Kevin Kelley, the president of Saracen, said in an emailed statement that Saracen’s increased activity in the New York market was because of the hiring of three traders last year, including Mr. Miller. He added that Mr. Miller had not used any proprietary information of DC Energy’s to trade for Saracen’s benefit.
“Saracen also entered the Long Island congestion contracts markets for the first time as a result of Mr. Miller’s background and experience with these markets while at DC Energy,” DC Energy said in its lawsuit, filed in federal court in the Eastern District of Virginia in January. Saracen, DC Energy claims, made $1 million last November and December on Long Island — profits that came at DC Energy’s expense, the suit contends. “DC Energy had emerged as the only consistently profitable trader in the congestion markets on Long Island,” the suit says.
Risk of Manipulation
A major concern for federal regulators is that congestion contracts are one way to manipulate electricity prices. While trading by financial players is legal and DC Energy has not been accused of any wrongdoing, the Federal Energy Regulatory Commission has since 2012 proposed penalties or reached settlements with three large banks and several investment firms, accusing each of manipulation of some type.

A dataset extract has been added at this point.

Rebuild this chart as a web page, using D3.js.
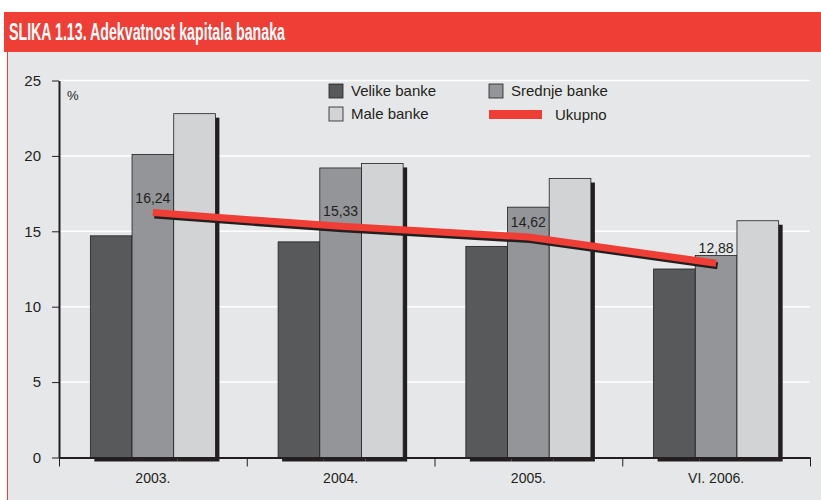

In one of the cases, Louis Dreyfus Energy Services, an energy trading company, began buying contracts linked to the grid around Velva, N.D., where winds off the prairie spin the turbines of a wind farm, in spring 2009.
First, Xu Cheng, an employee at Louis Dreyfus Energy, which at the time was partly owned by a J. P. Morgan hedge fund, placed a bet that congestion would drive up electricity prices. Then, FERC later charged, Louis Dreyfus set out to make sure those bets would pay off. Trading in another corner of the electricity market, a second trader created the impression that congestion was hitting the Velva area, the commission concluded. Mr. Cheng had examined just such a situation in his doctoral dissertation at the University of Illinois at Urbana-Champaign, noting that traders could “make extra profit by creating nonreal congestion.”
The commission smelled trouble and began to investigate. In February, Louis Dreyfus agreed to pay $7.4 million to settle allegations that it had manipulated prices. As is often the case in such settlements, the firm neither admitted nor denied wrongdoing.
The commission has been trying to crack down in the electricity market lately, but for years it has been outmaneuvered by the traders it is supposed to police.
Shaun D. Ledgerwood, a former economist for the commission’s Office of Enforcement and specialist on market manipulation, said that when he joined the commission in 2008, only a handful of people were analyzing possible manipulation in electricity markets. Today, that group is part of the Division of Analytics and Surveillance, which has more than 50 employees. The enforcement office has grown to about 200 people from 60 in the last 10 years or so, said Dr. Ledgerwood, who is now a consultant.
“Today, the FERC is getting access to important data on a more regular basis,” Dr. Ledgerwood said. “The goal is to get the data in real time.”
A spokesman for the commission declined to comment for this article.
But some observers fear the commission’s actions could discourage activity by financial players who they say are critical to the markets.
“They are making enforcement decisions that are striking at the basic core of the market’s design,” said William W. Hogan, a professor at the John F. Kennedy School of Government at Harvard and the intellectual father of congestion contracts. Dr. Hogan has been an outspoken critic of the commission’s recent manipulation investigations and has defended some of the firms that have come under scrutiny.
Back on Long Island, Mayor Garant of Port Jefferson has been urging the owner of the Port Jefferson and Northport plants to modernize them to reduce electricity costs. It has not done so.
“We, the ratepayers, should be getting the benefit of these congestion contracts, not some speculators,” Ms. Garant said.